[Raw records]
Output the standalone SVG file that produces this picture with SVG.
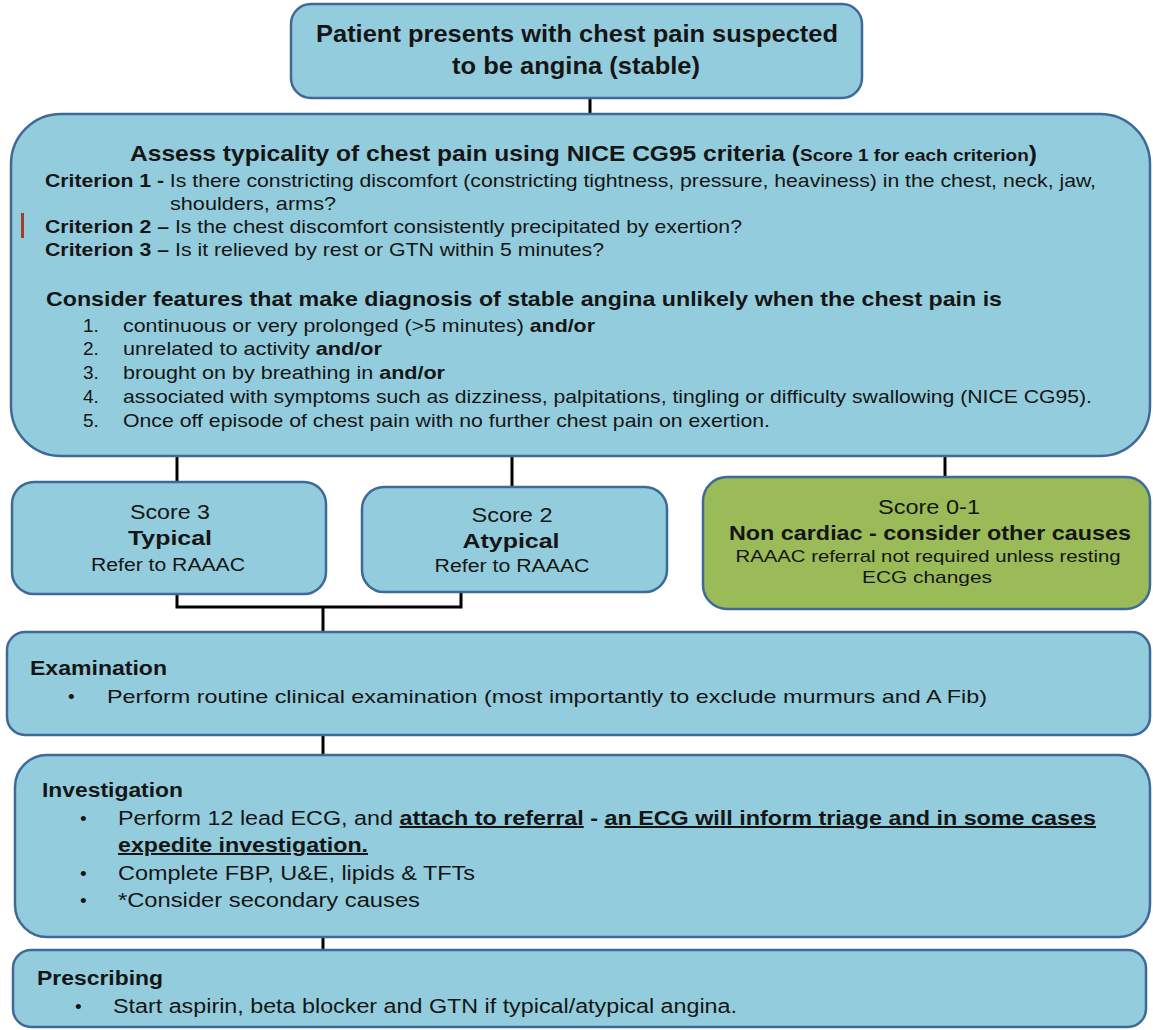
<svg xmlns="http://www.w3.org/2000/svg" width="1153" height="1030" viewBox="0 0 1153 1030">
  <style>
    .box { fill: #93cddd; stroke: #3d6a98; stroke-width: 2.5; }
    .green { fill: #9bbb59; stroke: #3d6a98; stroke-width: 2.5; }
    .wire { fill: none; stroke: #000; stroke-width: 3; }
    text { font-family: "Liberation Sans", Arial, sans-serif; fill: #151515; }
    .b { font-weight: bold; }
    .u { text-decoration: underline; }
    .mid { text-anchor: middle; }
  </style>

  <!-- connectors -->
  <g id="connectors">
    <line class="wire" x1="590" y1="98" x2="590" y2="114"/>
    <line class="wire" x1="177" y1="456" x2="177" y2="482"/>
    <line class="wire" x1="512" y1="456" x2="512" y2="487"/>
    <line class="wire" x1="945" y1="456" x2="945" y2="477"/>
    <path class="wire" d="M177 594 V607 H461 V592"/>
    <line class="wire" x1="323" y1="607" x2="323" y2="632"/>
    <line class="wire" x1="323" y1="735" x2="323" y2="755"/>
    <line class="wire" x1="323" y1="937" x2="323" y2="950"/>
  </g>

  <!-- start -->
  <g id="start">
    <rect class="box" x="291" y="4" width="571" height="94" rx="20"/>
    <text class="b mid" x="577" y="42" font-size="24" textLength="522" lengthAdjust="spacingAndGlyphs">Patient presents with chest pain suspected</text>
    <text class="b mid" x="576" y="74" font-size="24" textLength="248" lengthAdjust="spacingAndGlyphs">to be angina (stable)</text>
  </g>

  <!-- assessment criteria -->
  <g id="assess">
    <rect class="box" x="11" y="114" width="1139" height="342" rx="50"/>
    <text class="b" x="130" y="161" font-size="22" textLength="907" lengthAdjust="spacingAndGlyphs">Assess typicality of chest pain using NICE CG95 criteria (<tspan font-size="17">Score 1 for each criterion</tspan>)</text>
    <text x="45" y="187" font-size="19" textLength="1051" lengthAdjust="spacingAndGlyphs"><tspan class="b">Criterion 1 - </tspan>Is there constricting discomfort (constricting tightness, pressure, heaviness) in the chest, neck, jaw,</text>
    <text x="170" y="210" font-size="19" textLength="166" lengthAdjust="spacingAndGlyphs">shoulders, arms?</text>
    <rect x="21" y="213" width="3" height="25" fill="#a0402a"/>
    <text x="45" y="233" font-size="19" textLength="697" lengthAdjust="spacingAndGlyphs"><tspan class="b">Criterion 2 – </tspan>Is the chest discomfort consistently precipitated by exertion?</text>
    <text x="45" y="256" font-size="19" textLength="559" lengthAdjust="spacingAndGlyphs"><tspan class="b">Criterion 3 – </tspan>Is it relieved by rest or GTN within 5 minutes?</text>

    <text class="b" x="46" y="306" font-size="21" textLength="956" lengthAdjust="spacingAndGlyphs">Consider features that make diagnosis of stable angina unlikely when the chest pain is</text>
    <text x="83" y="332" font-size="19">1.</text>
    <text x="123" y="332" font-size="19" textLength="472" lengthAdjust="spacingAndGlyphs">continuous or very prolonged (&gt;5 minutes) <tspan class="b">and/or</tspan></text>
    <text x="83" y="355" font-size="19">2.</text>
    <text x="123" y="355" font-size="19" textLength="259" lengthAdjust="spacingAndGlyphs">unrelated to activity <tspan class="b">and/or</tspan></text>
    <text x="83" y="379" font-size="19">3.</text>
    <text x="123" y="379" font-size="19" textLength="322" lengthAdjust="spacingAndGlyphs">brought on by breathing in <tspan class="b">and/or</tspan></text>
    <text x="83" y="403" font-size="19">4.</text>
    <text x="123" y="403" font-size="19" textLength="969" lengthAdjust="spacingAndGlyphs">associated with symptoms such as dizziness, palpitations, tingling or difficulty swallowing (NICE CG95).</text>
    <text x="83" y="427" font-size="19">5.</text>
    <text x="123" y="427" font-size="19" textLength="647" lengthAdjust="spacingAndGlyphs">Once off episode of chest pain with no further chest pain on exertion.</text>
  </g>

  <!-- score 3 -->
  <g id="score3">
    <rect class="box" x="12" y="482" width="314" height="112" rx="22"/>
    <text class="mid" x="170" y="519" font-size="21" textLength="80" lengthAdjust="spacingAndGlyphs">Score 3</text>
    <text class="b mid" x="170" y="545" font-size="21" textLength="84" lengthAdjust="spacingAndGlyphs">Typical</text>
    <text class="mid" x="168" y="571" font-size="18" textLength="154" lengthAdjust="spacingAndGlyphs">Refer to RAAAC</text>
  </g>

  <!-- score 2 -->
  <g id="score2">
    <rect class="box" x="362" y="487" width="305" height="105" rx="22"/>
    <text class="mid" x="512" y="522" font-size="21" textLength="81" lengthAdjust="spacingAndGlyphs">Score 2</text>
    <text class="b mid" x="511" y="548" font-size="21" textLength="97" lengthAdjust="spacingAndGlyphs">Atypical</text>
    <text class="mid" x="512" y="572" font-size="18" textLength="155" lengthAdjust="spacingAndGlyphs">Refer to RAAAC</text>
  </g>

  <!-- score 0-1 -->
  <g id="score01">
    <rect class="green" x="703" y="477" width="447" height="132" rx="24"/>
    <text class="mid" x="929" y="514" font-size="21" textLength="102" lengthAdjust="spacingAndGlyphs">Score 0-1</text>
    <text class="b mid" x="930" y="540" font-size="21" textLength="402" lengthAdjust="spacingAndGlyphs">Non cardiac - consider other causes</text>
    <text class="mid" x="928" y="562" font-size="17" textLength="385" lengthAdjust="spacingAndGlyphs">RAAAC referral not required unless resting</text>
    <text class="mid" x="927" y="583" font-size="17" textLength="130" lengthAdjust="spacingAndGlyphs">ECG changes</text>
  </g>

  <!-- examination -->
  <g id="examination">
    <rect class="box" x="7" y="632" width="1143" height="103" rx="18"/>
    <text class="b" x="30" y="675" font-size="20" textLength="137" lengthAdjust="spacingAndGlyphs">Examination</text>
    <text x="68" y="703" font-size="19">•</text>
    <text x="107" y="703" font-size="19" textLength="880" lengthAdjust="spacingAndGlyphs">Perform routine clinical examination (most importantly to exclude murmurs and A Fib)</text>
  </g>

  <!-- investigation -->
  <g id="investigation">
    <rect class="box" x="15" y="755" width="1135" height="182" rx="32"/>
    <text class="b" x="42" y="797" font-size="20" textLength="141" lengthAdjust="spacingAndGlyphs">Investigation</text>
    <text x="80" y="825" font-size="19">•</text>
    <text x="118" y="825" font-size="20" textLength="978" lengthAdjust="spacingAndGlyphs">Perform 12 lead ECG, and <tspan class="b u">attach to referral</tspan><tspan class="b"> - </tspan><tspan class="b u">an ECG will inform triage and in some cases</tspan></text>
    <text class="b u" x="118" y="852" font-size="20" textLength="250" lengthAdjust="spacingAndGlyphs">expedite investigation.</text>
    <text x="80" y="880" font-size="19">•</text>
    <text x="118" y="880" font-size="20" textLength="357" lengthAdjust="spacingAndGlyphs">Complete FBP, U&amp;E, lipids &amp; TFTs</text>
    <text x="80" y="907" font-size="19">•</text>
    <text x="118" y="907" font-size="20" textLength="302" lengthAdjust="spacingAndGlyphs">*Consider secondary causes</text>
  </g>

  <!-- prescribing -->
  <g id="prescribing">
    <rect class="box" x="13" y="950" width="1133" height="77" rx="18"/>
    <text class="b" x="37" y="985" font-size="20" textLength="126" lengthAdjust="spacingAndGlyphs">Prescribing</text>
    <text x="75" y="1013" font-size="19">•</text>
    <text x="113" y="1013" font-size="20" textLength="624" lengthAdjust="spacingAndGlyphs">Start aspirin, beta blocker and GTN if typical/atypical angina.</text>
  </g>
</svg>
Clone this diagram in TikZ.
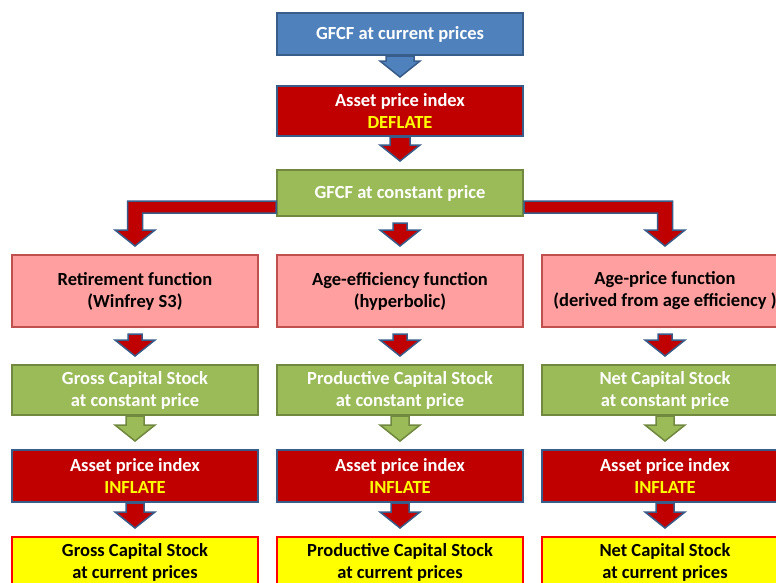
\documentclass[tikz,border=0pt]{standalone}
\usepackage{fontspec}
\setmainfont{Carlito}
\usetikzlibrary{calc}
\definecolor{bluef}{HTML}{4F81BD}
\definecolor{blued}{HTML}{385D8A}
\definecolor{redf}{HTML}{C00000}
\definecolor{greenf}{HTML}{9BBB59}
\definecolor{greend}{HTML}{71893F}
\definecolor{pinkf}{HTML}{FF9F9F}
\definecolor{pinkd}{HTML}{C0504D}
\definecolor{yell}{HTML}{FFFF00}
% block arrow: style, from, to, gap below 'from', half shaft width
\newcommand*{\blk}[5]{\draw[#1]let\p1=(#2.south),\p2=(#3.north)in
  (\x1-#5,\y1-#4)--(\x1-#5,\y2+24pt)--(\x1-20pt,\y2+24pt)--(\x1,\y2+8pt)
  --(\x1+20pt,\y2+24pt)--(\x1+#5,\y2+24pt)--(\x1+#5,\y1-#4)--cycle;}

\begin{document}
\begin{tikzpicture}[x=1pt, y=-1pt,
    box/.style={minimum width=246pt, align=center, inner sep=0pt, line width=2pt,
      font=\bfseries\fontsize{18.5}{22}\selectfont},
    bluebox/.style={box, draw=blued, fill=bluef, text=white},
    redbox/.style={box, draw=blued, fill=redf, text=white},
    greenbox/.style={box, draw=greend, fill=greenf, text=white},
    pinkbox/.style={box, draw=pinkd, fill=pinkf, text=black},
    yellbox/.style={box, draw=red, fill=yell, text=black},
    bluearr/.style={draw=blued, fill=bluef, line width=1.5pt, line join=miter},
    redarr/.style={draw=blued, fill=redf, line width=1.5pt, line join=miter},
    greenarr/.style={draw=greend, fill=greenf, line width=1.5pt, line join=miter}]
  \clip(0,0)rectangle(776,582);
  \fill[white](0,0)rectangle(776,582);
  % top chain
  \node[bluebox, minimum height=42pt](cur)at(400,34){GFCF at current prices};
  \node[redbox, minimum height=50pt](dfl)at(400,111){Asset price index\\\textcolor{yell}{DEFLATE}};
  \node[greenbox, minimum height=46pt](con)at(400,193){GFCF at constant price};
  % functions
  \node[pinkbox, minimum height=72pt](ret)at(135,291){Retirement function\\(Winfrey S3)};
  \node[pinkbox, minimum height=72pt](eff)at(400,291){Age-efficiency function\\(hyperbolic)};
  \node[pinkbox, minimum height=72pt](prc)at(665,291){Age-price function\\(derived from age efficiency )};
  % stocks at constant price
  \node[greenbox, minimum height=50pt](gk)at(135,390){Gross Capital Stock\\at constant price};
  \node[greenbox, minimum height=50pt](pk)at(400,390){Productive Capital Stock\\at constant price};
  \node[greenbox, minimum height=50pt](nk)at(665,390){Net Capital Stock\\at constant price};
  % inflate
  \node[redbox, minimum height=52pt](ig)at(135,476){Asset price index\\\textcolor{yell}{INFLATE}};
  \node[redbox, minimum height=52pt](ip)at(400,476){Asset price index\\\textcolor{yell}{INFLATE}};
  \node[redbox, minimum height=52pt](in)at(665,476){Asset price index\\\textcolor{yell}{INFLATE}};
  % stocks at current prices
  \node[yellbox, minimum height=50pt](gc)at(135,562){Gross Capital Stock\\at current prices};
  \node[yellbox, minimum height=50pt](pc)at(400,562){Productive Capital Stock\\at current prices};
  \node[yellbox, minimum height=50pt](nc)at(665,562){Net Capital Stock\\at current prices};
  % arrows
  \blk{bluearr}{cur}{dfl}{0pt}{14pt}
  \blk{redarr}{dfl}{con}{0pt}{10pt}
  \blk{redarr}{con}{eff}{6pt}{7pt}
  \draw[redarr]let\p1=(con.west),\p2=(ret.north)in
    (\x1,\y2+53pt)--(\x2-7.5pt,\y2+53pt)--(\x2-7.5pt,\y2+24pt)--(\x2-20pt,\y2+24pt)
    --(\x2,\y2+8pt)--(\x2+20pt,\y2+24pt)--(\x2+7.5pt,\y2+24pt)--(\x2+7.5pt,\y2+41pt)
    --(\x1,\y2+41pt)--cycle;
  \draw[redarr]let\p1=(con.east),\p2=(prc.north)in
    (\x1,\y2+53pt)--(\x2+7.5pt,\y2+53pt)--(\x2+7.5pt,\y2+24pt)--(\x2+20pt,\y2+24pt)
    --(\x2,\y2+8pt)--(\x2-20pt,\y2+24pt)--(\x2-7.5pt,\y2+24pt)--(\x2-7.5pt,\y2+41pt)
    --(\x1,\y2+41pt)--cycle;
  \foreach \a/\b/\c/\d in {ret/gk/ig/gc, eff/pk/ip/pc, prc/nk/in/nc}{
    \blk{redarr}{\a}{\b}{6pt}{7pt}
    \blk{greenarr}{\b}{\c}{0pt}{9pt}
    \blk{redarr}{\c}{\d}{0pt}{9pt}
  }
\end{tikzpicture}
\end{document}
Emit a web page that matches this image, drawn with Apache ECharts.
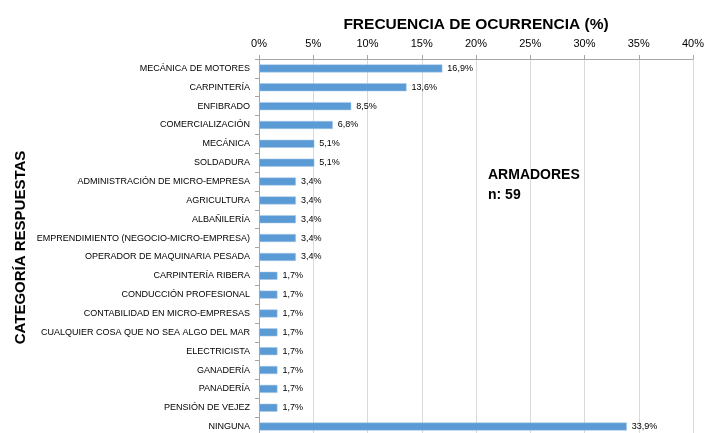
<!DOCTYPE html>
<html>
<head>
	<meta charset="UTF-8">
	<title>Frecuencia de ocurrencia</title>
	<script src="https://cdn.jsdelivr.net/npm/echarts@6/dist/echarts.min.js"></script>
	<style>
		body { margin: 0; background: #fff; }
	</style>
</head>
<body>
<div id="main" style="width: 704px;height:433px;"></div>
<script type="text/javascript">
	// categorias y valores (%)
	var categorias = ['MECÁNICA DE MOTORES', 'CARPINTERÍA', 'ENFIBRADO', 'COMERCIALIZACIÓN', 'MECÁNICA', 'SOLDADURA',
		'ADMINISTRACIÓN DE MICRO-EMPRESA', 'AGRICULTURA', 'ALBAÑILERÍA', 'EMPRENDIMIENTO (NEGOCIO-MICRO-EMPRESA)',
		'OPERADOR DE MAQUINARIA PESADA', 'CARPINTERÍA RIBERA', 'CONDUCCIÓN PROFESIONAL', 'CONTABILIDAD EN MICRO-EMPRESAS',
		'CUALQUIER COSA QUE NO SEA ALGO DEL MAR', 'ELECTRICISTA', 'GANADERÍA', 'PANADERÍA', 'PENSIÓN DE VEJEZ', 'NINGUNA'];
	var valores = [16.9, 13.6, 8.5, 6.8, 5.1, 5.1, 3.4, 3.4, 3.4, 3.4, 3.4, 1.7, 1.7, 1.7, 1.7, 1.7, 1.7, 1.7, 1.7, 33.9];
	var ejeMin = 0, ejeMax = 40, ejePaso = 5;

	var fuente = "'Liberation Sans', sans-serif";
	var myChart = echarts.init(document.getElementById('main'));

	var option = {
		animation: false,
		title: {
			text: 'FRECUENCIA DE OCURRENCIA (%)',
			left: 471,
			top: 12,
			textAlign: 'center',
			textStyle: { fontFamily: fuente, fontSize: 15.5, fontWeight: 'bold', color: '#000' }
		},
		grid: {
			left: 259,
			right: 11,
			top: 59,
			bottom: -3,
			outerBoundsMode: 'none',
			containLabel: false
		},
		xAxis: {
			type: 'value',
			position: 'top',
			min: ejeMin,
			max: ejeMax,
			interval: ejePaso,
			axisLine: { show: true, lineStyle: { color: '#a6a6a6' } },
			axisTick: { show: true, length: 4, lineStyle: { color: '#a6a6a6' } },
			splitLine: { show: true, lineStyle: { color: '#d9d9d9', width: 1 } },
			axisLabel: {
				margin: 10,
				fontFamily: fuente, fontSize: 11, color: '#000',
				formatter: function (v) { return v + '%'; }
			}
		},
		yAxis: {
			type: 'category',
			inverse: true,
			data: categorias,
			name: 'CATEGORÍA RESPUESTAS',
			nameLocation: 'middle',
			nameRotate: 90,
			nameGap: 231,
			nameMoveOverlap: false,
			nameTextStyle: { fontFamily: fuente, fontSize: 15, fontWeight: 'bold', color: '#000' },
			axisLine: { show: true, lineStyle: { color: '#a6a6a6' } },
			axisTick: { show: true, length: 4, lineStyle: { color: '#a6a6a6' } },
			axisLabel: { margin: 9, fontFamily: fuente, fontSize: 9, color: '#000' }
		},
		series: [
			{
				name: 'Frecuencia',
				type: 'bar',
				data: valores,
				barWidth: 8,
				itemStyle: { color: '#5b9bd5', borderColor: '#a9c8e8', borderWidth: 0.5 },
				label: {
					show: true,
					position: 'right',
					distance: 5,
					fontFamily: fuente, fontSize: 9, color: '#000',
					formatter: function (p) { return p.value.toFixed(1).replace('.', ',') + '%'; }
				}
			}
		],
		graphic: [
			{
				type: 'text',
				left: 488,
				top: 165,
				style: {
					text: 'ARMADORES\nn: 59',
					fontFamily: fuente, fontSize: 14, fontWeight: 'bold', fill: '#000',
					lineHeight: 20
				}
			}
		]
	};

	myChart.setOption(option);
</script>
</body>
</html>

[Description of the task]
Leave out the pictures, and copy only the lines from the one holding "Emit a web page" through the one holding "var myChart = echarts.init(document.getElementById('main'));", exactly as written.

[The answer]
Emit a web page that matches this image, drawn with Apache ECharts.
<!DOCTYPE html>
<html>
<head>
	<meta charset="UTF-8">
	<title>Frecuencia de ocurrencia</title>
	<script src="https://cdn.jsdelivr.net/npm/echarts@6/dist/echarts.min.js"></script>
	<style>
		body { margin: 0; background: #fff; }
	</style>
</head>
<body>
<div id="main" style="width: 704px;height:433px;"></div>
<script type="text/javascript">
	// categorias y valores (%)
	var categorias = ['MECÁNICA DE MOTORES', 'CARPINTERÍA', 'ENFIBRADO', 'COMERCIALIZACIÓN', 'MECÁNICA', 'SOLDADURA',
		'ADMINISTRACIÓN DE MICRO-EMPRESA', 'AGRICULTURA', 'ALBAÑILERÍA', 'EMPRENDIMIENTO (NEGOCIO-MICRO-EMPRESA)',
		'OPERADOR DE MAQUINARIA PESADA', 'CARPINTERÍA RIBERA', 'CONDUCCIÓN PROFESIONAL', 'CONTABILIDAD EN MICRO-EMPRESAS',
		'CUALQUIER COSA QUE NO SEA ALGO DEL MAR', 'ELECTRICISTA', 'GANADERÍA', 'PANADERÍA', 'PENSIÓN DE VEJEZ', 'NINGUNA'];
	var valores = [16.9, 13.6, 8.5, 6.8, 5.1, 5.1, 3.4, 3.4, 3.4, 3.4, 3.4, 1.7, 1.7, 1.7, 1.7, 1.7, 1.7, 1.7, 1.7, 33.9];
	var ejeMin = 0, ejeMax = 40, ejePaso = 5;

	var fuente = "'Liberation Sans', sans-serif";
	var myChart = echarts.init(document.getElementById('main'));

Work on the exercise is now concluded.